- _TASK DETAILS_:
Restate the listing that follows word for word, without its pictures.

_ _ _ _

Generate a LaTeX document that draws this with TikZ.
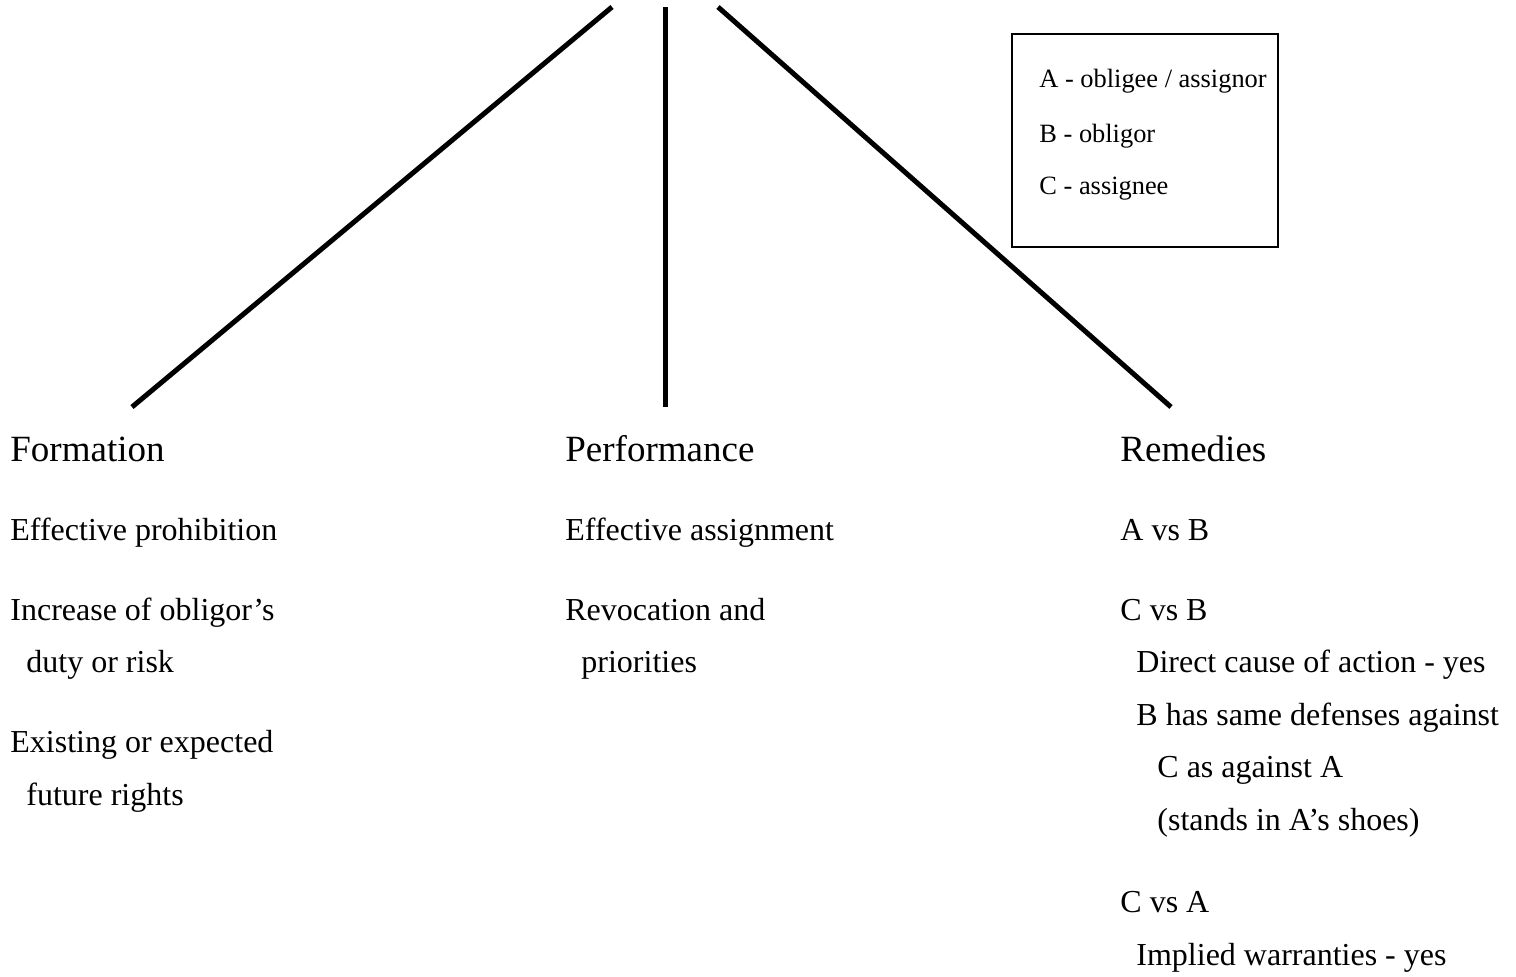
\documentclass[tikz,border=0pt]{standalone}
\usepackage{fontspec}
\setmainfont{Liberation Serif}
\begin{document}
\begin{tikzpicture}[x=0.5pt,y=-0.5pt,
  branch/.style={line width=2.5pt,line cap=butt},
  head/.style={anchor=base west,inner sep=0pt,font=\fontsize{18.5pt}{22pt}\selectfont},
  item/.style={anchor=base west,inner sep=0pt,font=\fontsize{16pt}{19pt}\selectfont},
  key/.style={anchor=base west,inner sep=0pt,font=\fontsize{13.2pt}{16pt}\selectfont},
  keybox/.style={draw,line width=1.2pt,inner sep=0pt,minimum width=133pt,minimum height=106.5pt}]
\useasboundingbox (0,0) rectangle (1516,976);
% branch lines
\coordinate (lt) at (612,7);
\coordinate (lb) at (132,407);
\coordinate (mt) at (665,7);
\coordinate (mb) at (665,407);
\coordinate (rt) at (718,7);
\coordinate (rb) at (1171,407);
\draw[branch] (lt) -- (lb);
\draw[branch] (mt) -- (mb);
\draw[branch] (rt) -- (rb);
% legend
\node[keybox] (legend) at (1145,140.5) {};
\node[key] (ka) at (1039,87) {A - obligee / assignor};
\node[key] (kb) at (1039,142) {B - obligor};
\node[key] (kc) at (1039,194) {C - assignee};
% Formation
\node[head] (form) at (10,461) {Formation};
\node[item] (f1) at (10,540) {Effective prohibition};
\node[item] (f2) at (10,620) {Increase of obligor’s};
\node[item] (f2b) at (26,672) {duty or risk};
\node[item] (f3) at (10,752) {Existing or expected};
\node[item] (f3b) at (26,805) {future rights};
% Performance
\node[head] (perf) at (565,461) {Performance};
\node[item] (p1) at (565,540) {Effective assignment};
\node[item] (p2) at (565,620) {Revocation and};
\node[item] (p2b) at (581,672) {priorities};
% Remedies
\node[head] (rem) at (1120,461) {Remedies};
\node[item] (r1) at (1120,540) {A vs B};
\node[item] (r2) at (1120,620) {C vs B};
\node[item] (r2a) at (1136,672.5) {Direct cause of action - yes};
\node[item] (r2b) at (1136,725) {B has same defenses against};
\node[item] (r2c) at (1157,777.5) {C as against A};
\node[item] (r2d) at (1157,830) {(stands in A’s shoes)};
\node[item] (r3) at (1120,912) {C vs A};
\node[item] (r3a) at (1136,965) {Implied warranties - yes};
\end{tikzpicture}
\end{document}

_ _ _ _

- _TASK ANSWER_:
Generate a LaTeX document that draws this with TikZ.
\documentclass[tikz,border=0pt]{standalone}
\usepackage{fontspec}
\setmainfont{Liberation Serif}
\begin{document}
\begin{tikzpicture}[x=0.5pt,y=-0.5pt,
  branch/.style={line width=2.5pt,line cap=butt},
  head/.style={anchor=base west,inner sep=0pt,font=\fontsize{18.5pt}{22pt}\selectfont},
  item/.style={anchor=base west,inner sep=0pt,font=\fontsize{16pt}{19pt}\selectfont},
  key/.style={anchor=base west,inner sep=0pt,font=\fontsize{13.2pt}{16pt}\selectfont},
  keybox/.style={draw,line width=1.2pt,inner sep=0pt,minimum width=133pt,minimum height=106.5pt}]
\useasboundingbox (0,0) rectangle (1516,976);
% branch lines
\coordinate (lt) at (612,7);
\coordinate (lb) at (132,407);
\coordinate (mt) at (665,7);
\coordinate (mb) at (665,407);
\coordinate (rt) at (718,7);
\coordinate (rb) at (1171,407);
\draw[branch] (lt) -- (lb);
\draw[branch] (mt) -- (mb);
\draw[branch] (rt) -- (rb);
% legend
\node[keybox] (legend) at (1145,140.5) {};
\node[key] (ka) at (1039,87) {A - obligee / assignor};
\node[key] (kb) at (1039,142) {B - obligor};
\node[key] (kc) at (1039,194) {C - assignee};
% Formation
\node[head] (form) at (10,461) {Formation};
\node[item] (f1) at (10,540) {Effective prohibition};
\node[item] (f2) at (10,620) {Increase of obligor’s};
\node[item] (f2b) at (26,672) {duty or risk};
\node[item] (f3) at (10,752) {Existing or expected};
\node[item] (f3b) at (26,805) {future rights};
% Performance
\node[head] (perf) at (565,461) {Performance};
\node[item] (p1) at (565,540) {Effective assignment};
\node[item] (p2) at (565,620) {Revocation and};
\node[item] (p2b) at (581,672) {priorities};
% Remedies
\node[head] (rem) at (1120,461) {Remedies};
\node[item] (r1) at (1120,540) {A vs B};
\node[item] (r2) at (1120,620) {C vs B};
\node[item] (r2a) at (1136,672.5) {Direct cause of action - yes};
\node[item] (r2b) at (1136,725) {B has same defenses against};
\node[item] (r2c) at (1157,777.5) {C as against A};
\node[item] (r2d) at (1157,830) {(stands in A’s shoes)};
\node[item] (r3) at (1120,912) {C vs A};
\node[item] (r3a) at (1136,965) {Implied warranties - yes};
\end{tikzpicture}
\end{document}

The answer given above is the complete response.